Я еще планирую детально изучить эту ситуацию, посвятив ей много времени в будущем, но на данном этапе мы все еще слишком близко находимся к этим событиям, чтобы беспристрастно их анализировать.
Могли ли вы представить себе подобную ситуацию? Год назад у нас был Майдан, первые жертвы насилия, а сейчас уже 5 000 жертв. Многие украинцы считают, что поддержка со стороны Европы была недостаточна. Что вы чаще были «глубоко обеспокоены», нежели готовы предпринимать действия. Думаете ли вы, что это было большой ошибкой для Европейского Союза, которая будет иметь последствия в будущем?
Думаю, это была единственная позиция, которую мог занять Европейский Союз — а именно позиция принципа.
Будем откровенны, если говорить исключительно об экономическом аспекте, говоря экономическими терминами, Россия, вероятно, более важна для Европейского союза, чем Украина. Если судить только по экономическим критериям.
Но если бы Европейский Союз согласился бы на такое откровенное нарушение международного права на своей границе, это создало бы опасный прецедент, который чреват самыми серьезными последствиями для всех континентов.
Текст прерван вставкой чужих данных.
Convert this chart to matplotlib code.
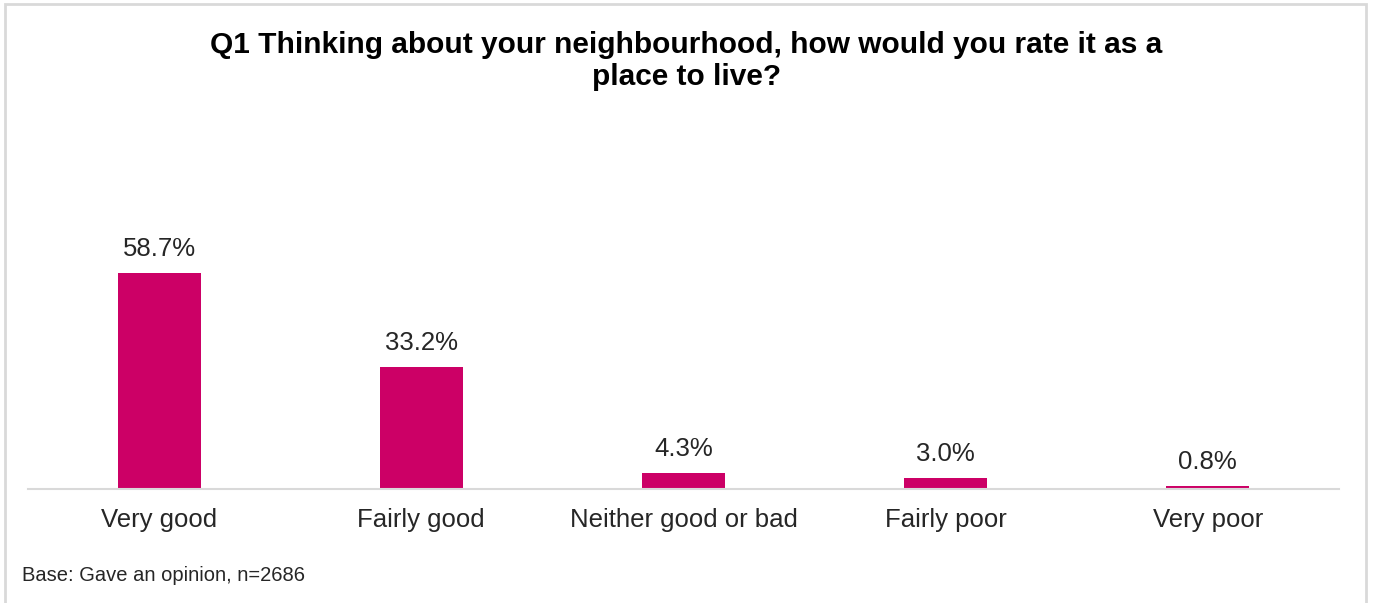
import matplotlib.pyplot as plt
from matplotlib.patches import Rectangle

plt.rcParams['font.family'] = ['Liberation Sans', 'DejaVu Sans']

categories = ['Very good', 'Fairly good', 'Neither good or bad', 'Fairly poor', 'Very poor']
values = [58.7, 33.2, 4.3, 3.0, 0.8]
labels = ['58.7%', '33.2%', '4.3%', '3.0%', '0.8%']

fig = plt.figure(figsize=(13.73, 6.03), dpi=100)
ax = fig.add_axes([0.0204, 0.189, 0.9548, 0.61])

x = range(len(categories))
bars = ax.bar(x, values, width=0.317, color='#CC0066')
for b, lab in zip(bars, labels):
    ax.text(b.get_x() + b.get_width() / 2, b.get_height() + 6.5, lab,
            ha='center', va='center', fontsize=18.5, color='#262626')

ax.set_xlim(-0.5, 4.5)
ax.set_ylim(0, 100)
ax.set_xticks(list(x))
ax.set_xticklabels(categories, fontsize=18.5, color='#262626')
ax.tick_params(axis='x', length=0, pad=14)
ax.set_yticks([])
for s in ['top', 'right', 'left']:
    ax.spines[s].set_visible(False)
ax.spines['bottom'].set_color('#D9D9D9')
ax.spines['bottom'].set_linewidth(1.5)

fig.text(0.5, 0.899, 'Q1 Thinking about your neighbourhood, how would you rate it as a\nplace to live?',
         ha='center', va='center', fontsize=21.5, fontweight='bold', linespacing=1.15)
fig.text(0.016, 0.045, 'Base: Gave an opinion, n=2686', ha='left', va='center', fontsize=14.5, color='#262626')

fig.patches.append(Rectangle((5 / 1373, -0.02), 1361 / 1373, 1 - 4 / 603 + 0.02,
                             transform=fig.transFigure, fill=False,
                             edgecolor='#D9D9D9', linewidth=2))

fig.savefig('out.png', dpi=100)
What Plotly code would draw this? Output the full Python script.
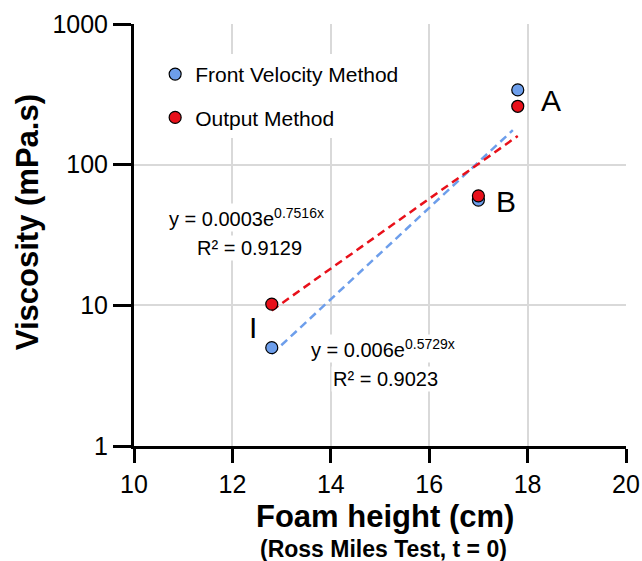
import plotly.graph_objects as go

# ---- data ----
foam_height = [12.8, 17.0, 17.8]
front_velocity = [5.0, 56.0, 340.0]
output_method = [10.2, 60.0, 260.0]

trend_fv_x = [12.8, 17.7]
trend_fv_y = [4.5, 176.0]
trend_out_x = [12.8, 17.8]
trend_out_y = [9.2, 160.0]

x_ticks = [10, 12, 14, 16, 18, 20]
y_ticks = [1, 10, 100, 1000]

BLUE = "#6d9eeb"
RED = "#e8101a"
FONT = "Liberation Sans, Arial, sans-serif"

fig = go.Figure()

fig.add_trace(go.Scatter(x=trend_fv_x, y=trend_fv_y, mode="lines",
                         line=dict(color=BLUE, width=2.5, dash="8px,5px"),
                         showlegend=False, hoverinfo="skip"))
fig.add_trace(go.Scatter(x=trend_out_x, y=trend_out_y, mode="lines",
                         line=dict(color=RED, width=2.5, dash="8px,5px"),
                         showlegend=False, hoverinfo="skip"))

fig.add_trace(go.Scatter(x=foam_height, y=front_velocity, mode="markers",
                         name="Front Velocity Method", legendgroup="fv",
                         marker=dict(color=BLUE, size=12,
                                     line=dict(color="black", width=1.2))))
fig.add_trace(go.Scatter(x=foam_height, y=output_method, mode="markers",
                         name="Output Method", legendgroup="out",
                         marker=dict(color=RED, size=12,
                                     line=dict(color="black", width=1.2))))

ann = []
def add_text(x, ylog, text, size, **kw):
    ann.append(dict(x=x, y=ylog, xref="x", yref="y", text=text, showarrow=False,
                    font=dict(family=FONT, size=size, color="black"), **kw))

add_text(12.28, 1.625, "y = 0.0003e<sup>0.7516x</sup>", 20, bgcolor="white")
add_text(12.34, 1.407, "R² = 0.9129", 20, bgcolor="white")
add_text(15.07, 0.690, "y = 0.006e<sup>0.5729x</sup>", 20, bgcolor="white")
add_text(15.12, 0.476, "R² = 0.9023", 20, bgcolor="white")
add_text(18.48, 2.459, "A", 30)
add_text(17.56, 1.741, "B", 30)
add_text(12.42, 0.846, "I", 30)

# axis titles
ann.append(dict(x=0.510, y=-0.168, xref="paper", yref="paper",
                xanchor="center", yanchor="middle",
                text="<b>Foam height (cm)</b>", showarrow=False,
                font=dict(family=FONT, size=31, color="black")))
ann.append(dict(x=0.508, y=-0.244, xref="paper", yref="paper",
                xanchor="center", yanchor="middle",
                text="<b>(Ross Miles Test, t = 0)</b>", showarrow=False,
                font=dict(family=FONT, size=23, color="black")))
ann.append(dict(x=-0.215, y=0.531, xref="paper", yref="paper",
                xanchor="center", yanchor="middle", textangle=-90,
                text="<b>Viscosity (mPa.s)</b>", showarrow=False,
                font=dict(family=FONT, size=31, color="black")))

fig.update_layout(
    width=642, height=561,
    margin=dict(l=134, r=16, t=24, b=115),
    paper_bgcolor="white", plot_bgcolor="white",
    font=dict(family=FONT, color="black"),
    annotations=ann,
    legend=dict(x=0.043, y=0.929, xanchor="left", yanchor="top",
                bgcolor="white", font=dict(size=21, family=FONT),
                traceorder="grouped", tracegroupgap=13),
    xaxis=dict(range=[10, 20], tickvals=x_ticks, showgrid=True,
               gridcolor="#d9d9d9", gridwidth=2, automargin=False,
               showline=True, linecolor="black", linewidth=3,
               ticks="outside", ticklen=14, tickwidth=3, tickcolor="black",
               tickfont=dict(size=25, family=FONT), zeroline=False),
    yaxis=dict(type="log", range=[0, 3], tickvals=y_ticks,
               ticktext=[str(v) for v in y_ticks], showgrid=True,
               gridcolor="#d9d9d9", gridwidth=2, automargin=False,
               showline=True, linecolor="black", linewidth=3,
               ticks="outside", ticklen=18, tickwidth=3, tickcolor="black",
               tickfont=dict(size=25, family=FONT), zeroline=False),
)

fig.write_html("out.html",
               config={"displayModeBar": False},
               post_script="document.body.style.margin='0';"
                           "document.body.style.overflow='hidden';")
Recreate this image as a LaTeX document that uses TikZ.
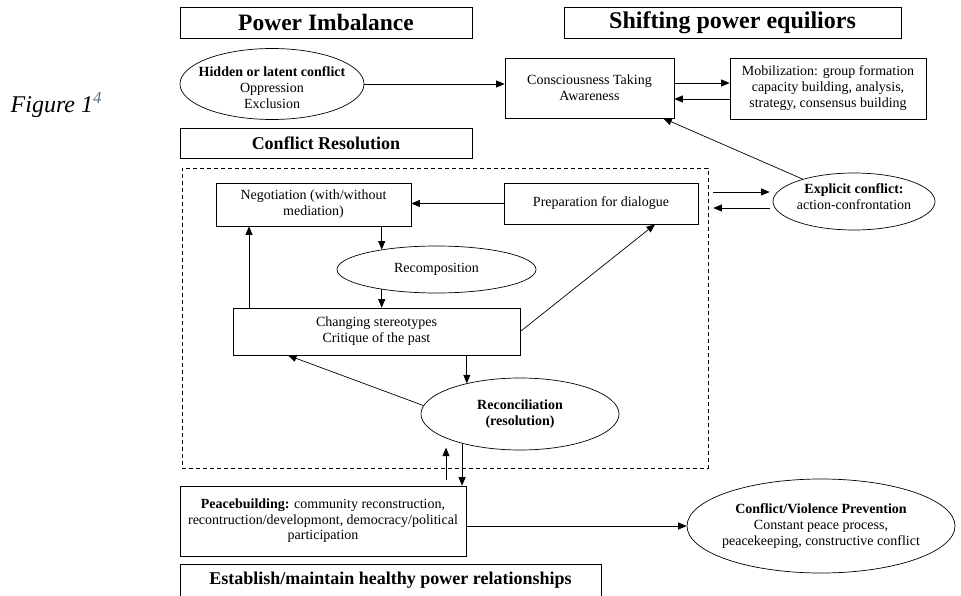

То есть, мы сейчас в такой ситуации, когда понимаем, что любое решение имеет свою цену, и мы должны принять эту цену. Была ли у нас альтернатива?
Думаю, у нас не было альтернативы — притвориться, что ничего не случилось, будто одна большая страна не забрала часть другой страны. Поэтому ЕС принял позицию принципа — политического, дипломатического, даже ввел санкции, и мы сделали это не для того, чтобы ухудшить ситуацию, но наоборот, улучшить ее и послать сигнал, что мы не принимаем этого, и мы не будем принимать это в качестве прецедента.
Так что не думаю, что для ЕС была какая-то более правильная позиция, которую мы могли занять. И если вы спрашиваете меня, было ли возможно предположить трагическое развитие этих событий, да конечно — с того момента, как начался открытый конфликт между Россией и Украиной, было вполне вероятно (что и случилось, к сожалению), что этот конфликт повлечет за собой жертвы.
Но эти жертвы не были виной ЕС, давайте эту часть тоже держать во внимании и помнить, кто остается агрессором в этой ситуации. Не Европейский Союз и не украинцы был агрессором.
Поэтому мы сейчас в ситуации, которая является трагедией для Украины, и это также плохая ситуация для общей стабильности Европейского Союза. Поэтому я настаиваю, чтобы дверь для политического решения этой проблемы оставалась открытой.
Альтернатива этому — что со временем все будет намного хуже, и со временем все сейчас происходящее повлечет за собой еще более серьезное нарушение международного права.
Интервью состоялось в рамках «Украинского завтрака» — мероприятия, посвященного Украине, которое в Давосе проводит Фонд Виктора Пинчука.